In the Middle Ages, they were apprentices. Today's academics refers to them as "interns." It seems that the era of the internship has arrived. All college students no longer spend four straight years reclining at desks and idly absorbing knowledge from their waiting professors. More and more students are accepting the challenge of experiential education, combining their classroom knowledge with practical experience.
There are many reasons for taking an internship --everything from practical job experience to boredom with schol. As field work replaces bookwork, real people and events reinforce concepts. Interms encounter different cultures and ideas. Time away from school often brings an opportunity to think about new ideas in new ways.
The benefits of an internship are as varied as the reasons for taking one in the first place.
Everyday tasks -- either mundane or challenging --help to sharpen, reshape, or shatter career goals. Creative thinking and ingenuity are stimulated in dealing with completely different situations; different talents develop. New friendships, new attitudes, and addition to the proverbial resume -- the reasons are endless.
"My internship gave me the opportunity to apply all I've learned in my academic training and was an excellent experience within the field of work I've chosen," one recent intern commented.
Many colleges now give academic credit for internships and help students to arrange places to work. Businesses and institutions regularly offer internships to qualified and interested students. Sponsors benefit from the often innovative approaches and the dedication of student interns.

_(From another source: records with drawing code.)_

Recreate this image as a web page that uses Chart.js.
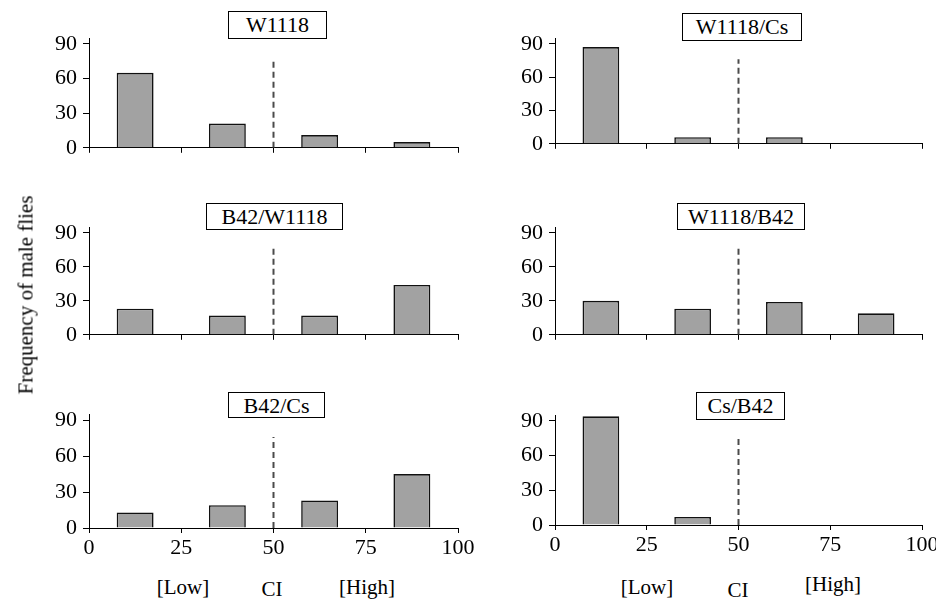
<!DOCTYPE html>
<html>
<head>
<meta charset="utf-8">
<script src="https://cdn.jsdelivr.net/npm/chart.js@4.4.1/dist/chart.umd.min.js"></script>
<style>
  html, body { margin: 0; padding: 0; background: #fff; }
  #root { position: relative; width: 936px; height: 600px; overflow: hidden; font-family: "Liberation Serif", "DejaVu Serif", serif; color: #000; }
  .panel { position: absolute; }
  .ttl { position: absolute; border: 1px solid #000; background: #fff; font-size: 22px; line-height: 25px; text-align: center; box-sizing: border-box; white-space: nowrap; }
  .lab { position: absolute; font-size: 21px; line-height: 24px; transform: translate(-50%, -50%); white-space: nowrap; }
  #ylab { position: absolute; font-size: 21px; white-space: nowrap; left: 26px; top: 295px; transform: translate(-50%, -50%) rotate(-90deg); }
</style>
</head>
<body>
<div id="root"></div>
<script>
// ---- data ----
const categories = ['W1118', 'W1118/Cs', 'B42/W1118', 'W1118/B42', 'B42/Cs', 'Cs/B42'];
const binCenters = [12.5, 37.5, 62.5, 87.5];
const w1118     = [65, 21, 11, 5];
const w1118Cs   = [87, 6, 6, 0];
const b42W1118  = [23, 17, 17, 44];
const w1118B42  = [30, 23, 29, 19];
const b42Cs     = [13, 19, 23, 45];
const csB42     = [94, 7, 0, 0];
const xTicks = [0, 25, 50, 75, 100];
const yTicks = [0, 30, 60, 90];
const ciThreshold = 50;
const ciLineTop = 76;
const ciLabels = ['[Low]', 'CI', '[High]'];
const yAxisTitle = 'Frequency of male flies';

const seriesList = [w1118, w1118Cs, b42W1118, w1118B42, b42Cs, csB42];

// ---- layout (positions only) ----
const layout = [
  { x0: 89,  x1: 458, top: 34,  base: 152, bottomRow: false, box: [228, 11, 99, 28] },
  { x0: 555, x1: 922, top: 34,  base: 148, bottomRow: false, box: [682, 13, 120, 28] },
  { x0: 89,  x1: 458, top: 223, base: 339, bottomRow: false, box: [206, 203, 137, 27] },
  { x0: 555, x1: 922, top: 223, base: 339, bottomRow: false, box: [677, 203, 128, 27] },
  { x0: 89,  x1: 458, top: 410, base: 528, bottomRow: true,  box: [228, 392, 97, 26] },
  { x0: 555, x1: 922, top: 411, base: 525, bottomRow: true,  box: [696, 392, 89, 28] }
];
const labPos = [
  [[183, 587], [272, 589], [367, 587]],
  [[647, 587], [738, 590], [833, 584]]
];

const root = document.getElementById('root');
const LEFT = 60, RIGHT = 30, TOP = 15, BOT = 5;
const tickFont = { family: '"Liberation Serif", serif', size: 22 };

seriesList.forEach((vals, i) => {
  const L = layout[i];
  const xh = L.bottomRow ? 40 : 10;
  const div = document.createElement('div');
  div.className = 'panel';
  const w = (L.x1 - L.x0) + LEFT + RIGHT;
  const h = TOP + (L.base - L.top) + xh + BOT;
  div.style.left = (L.x0 - LEFT) + 'px';
  div.style.top = (L.top - TOP) + 'px';
  div.style.width = w + 'px';
  div.style.height = h + 'px';
  const cv = document.createElement('canvas');
  div.appendChild(cv);
  root.appendChild(div);

  new Chart(cv, {
    type: 'bar',
    data: {
      datasets: [
        {
          type: 'bar',
          data: binCenters.map((c, k) => ({ x: c, y: vals[k] })),
          backgroundColor: '#a2a2a2',
          borderColor: '#111',
          borderWidth: 1.6,
          categoryPercentage: 1,
          barPercentage: 0.4,
          order: 2
        },
        {
          type: 'line',
          data: [{ x: ciThreshold, y: 0 }, { x: ciThreshold, y: ciLineTop }],
          borderColor: '#4a4a4a',
          borderWidth: 2,
          borderDash: [6, 4],
          pointRadius: 0,
          fill: false,
          order: 1
        }
      ]
    },
    options: {
      responsive: true,
      maintainAspectRatio: false,
      animation: false,
      events: [],
      layout: { padding: { left: 0, right: RIGHT, top: TOP, bottom: BOT } },
      plugins: { legend: { display: false }, tooltip: { enabled: false }, title: { display: false } },
      scales: {
        x: {
          type: 'linear',
          min: 0, max: 100,
          offset: false,
          afterBuildTicks: (ax) => { ax.ticks = xTicks.map(v => ({ value: v })); },
          afterFit: (ax) => { ax.height = xh; },
          grid: { display: true, drawOnChartArea: false, drawTicks: true, tickLength: 5, color: '#000', lineWidth: 1, offset: false },
          border: { display: true, color: '#000', width: 1 },
          ticks: {
            display: L.bottomRow,
            color: '#000',
            padding: 2,
            maxRotation: 0,
            autoSkip: false,
            font: tickFont
          }
        },
        y: {
          min: 0, max: 95,
          afterBuildTicks: (ax) => { ax.ticks = yTicks.map(v => ({ value: v })); },
          afterFit: (ax) => { ax.width = LEFT; },
          grid: { display: true, drawOnChartArea: false, drawTicks: true, tickLength: 6, color: '#000', lineWidth: 1 },
          border: { display: true, color: '#000', width: 1 },
          ticks: {
            color: '#000',
            padding: 6,
            font: tickFont
          }
        }
      }
    }
  });

  const t = document.createElement('div');
  t.className = 'ttl';
  t.textContent = categories[i];
  t.style.left = L.box[0] + 'px';
  t.style.top = L.box[1] + 'px';
  t.style.width = L.box[2] + 'px';
  t.style.height = L.box[3] + 'px';
  root.appendChild(t);
});

labPos.forEach(col => {
  col.forEach((p, k) => {
    const d = document.createElement('div');
    d.className = 'lab';
    d.textContent = ciLabels[k];
    d.style.left = p[0] + 'px';
    d.style.top = p[1] + 'px';
    root.appendChild(d);
  });
});

const yl = document.createElement('div');
yl.id = 'ylab';
yl.textContent = yAxisTitle;
root.appendChild(yl);
</script>
</body>
</html>
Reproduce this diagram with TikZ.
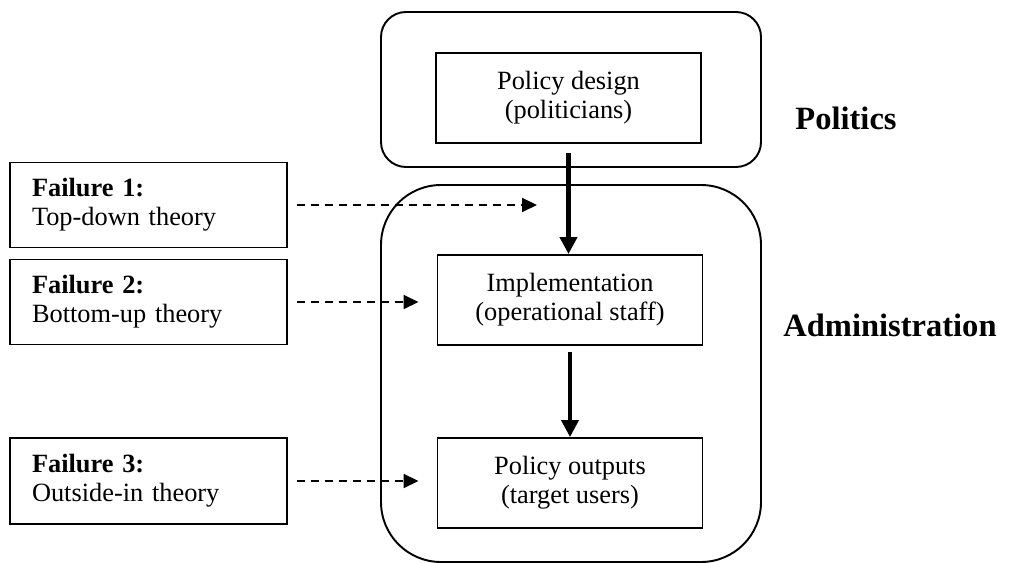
\documentclass[tikz,border=0pt]{standalone}
\usepackage{fontspec}
\setmainfont{Liberation Serif}
\usetikzlibrary{arrows.meta,positioning}

\begin{document}
\begin{tikzpicture}[every node/.style={font=\fontsize{15}{16.5}\selectfont},
  stage/.style={draw, line width=1.1pt, minimum width=5.3cm, minimum height=1.8cm, align=center},
  failbox/.style={draw, line width=1.1pt, minimum width=5.54cm, minimum height=1.7cm, text width=4.66cm, inner xsep=0.44cm, align=left},
  arena/.style={draw, line width=1.1pt, rounded corners=#1, minimum width=7.6cm},
  sidelabel/.style={font=\fontsize{18.5}{20}\selectfont\bfseries},
  flowarrow/.style={-{Triangle[length=0.34cm, width=0.34cm]}, line width=2.3pt},
  dasharrow/.style={-{Triangle[length=0.3cm, width=0.28cm]}, line width=1pt, dash pattern=on 0.16cm off 0.12cm}]
\useasboundingbox (0,0) rectangle (20.18,-11.26);
% the two arenas
\node[arena=0.5cm, minimum height=3.1cm] (pol) at (11.42,-1.79) {};
\node[arena=1.2cm, minimum height=7.54cm] (adm) at (11.42,-7.47) {};
% policy chain
\node[stage] (design) at (11.37,-1.96) {Policy design\\(politicians)};
\node[stage] (impl) at (11.4,-6.0) {Implementation\\(operational staff)};
\node[stage] (outputs) at (11.4,-9.66) {Policy outputs\\(target users)};
% failures
\node[failbox] (fail1) at (2.97,-4.1) {\textbf{Failure 1:}\\Top-down theory};
\node[failbox] (fail2) at (2.97,-6.04) {\textbf{Failure 2:}\\Bottom-up theory};
\node[failbox, minimum height=1.72cm] (fail3) at (2.97,-9.62) {\textbf{Failure 3:}\\Outside-in theory};
% labels
\node[sidelabel] (politics) at (16.92,-2.36) {Politics};
\node[sidelabel] (administration) at (17.8,-6.5) {Administration};
% arrows
\coordinate (hit1) at (10.74,-4.1);
\draw[flowarrow, shorten <=0.18cm] (design.south) -- (design.south |- impl.north);
\draw[flowarrow, shorten <=0.12cm] (impl.south) -- (impl.south |- outputs.north);
\draw[dasharrow, shorten <=0.18cm] (fail1) -- (hit1);
\draw[dasharrow, shorten <=0.18cm, shorten >=0.36cm] (fail2.east) -- (fail2.east -| impl.west);
\draw[dasharrow, shorten <=0.18cm, shorten >=0.36cm] (fail3.east) -- (fail3.east -| outputs.west);
\end{tikzpicture}
\end{document}
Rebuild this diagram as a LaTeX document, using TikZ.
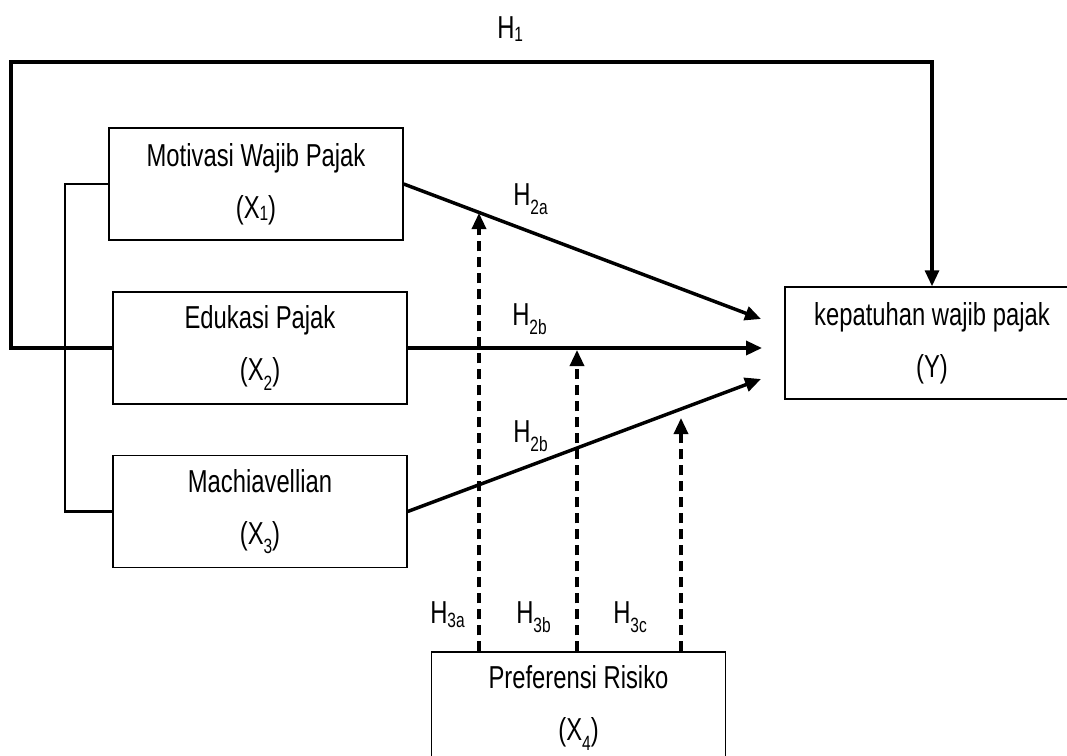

In 13 Western states, the Western Interstate Commission for Higher Education (WICHE) coordinates internships in various areas of economic development, multicultural education, energy, and health. WICHE recruits college and graduate students, contacts potential sponsors, matches the talent with the need , mediates any problems that may arise, and often pays at least part of the interm's salary.
In many cases, though, interns work as volunteers ans some, unlike their Middle Ages counterparts, aren't even provided room and board (in or out of a castle ).